Tyrer v. the United Kingdom (application No. 5856/72) was a case decided by the European Court of Human Rights in 1978.

==Facts==

Anthony Tyrer, then aged 15, was given three strokes of the birch in 1972 in the Isle of Man, in accordance with a local juvenile court's sentence for unlawful assault occasioning actual bodily harm. The birching was carried out by policemen in private, in the presence of Tyrer's father and a doctor. Tyrer was made to take down his trousers and underpants and bend over a table.

==Judgment==

By a majority of six votes to one, the court held Tyrer's birching to constitute degrading treatment contrary to the Article 3 of the European Convention on Human Rights. Significant conclusions of the case included that "the Convention is a living instrument which, as the Commission rightly stressed, must be interpreted in the light of present-day conditions.
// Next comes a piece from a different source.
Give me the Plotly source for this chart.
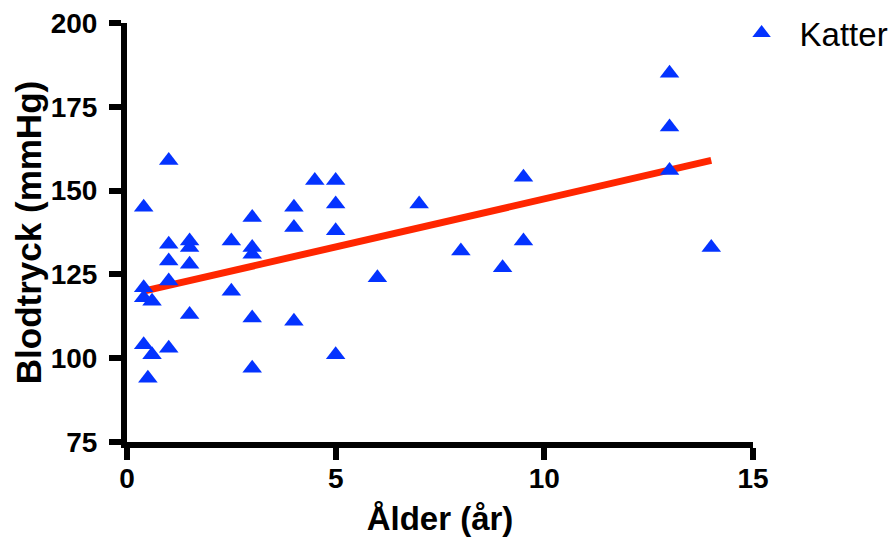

In the case now before it the Court cannot but be influenced by the developments and commonly accepted standards in the penal policy of the member States of the Council of Europe in this field".

Judge Gerald Fitzmaurice has dissented, finding no violation of Article 3 and concerning that the Court's conclusion "amounts to a finding that all corporal punishment, in all circumstances, inherently involves, as such, an unacceptable level of degradation." and that "assuming that corporal punishment does involve some degree of degradation, it has never been seen as doing so for a juvenile to anything approaching the same manner or extent as for an adult".

==Aftermath==

The judgment was considered 'landmark' by Manfred Nowak, UN Special Rapporteur on torture and other cruel, inhuman or degrading treatment or punishment.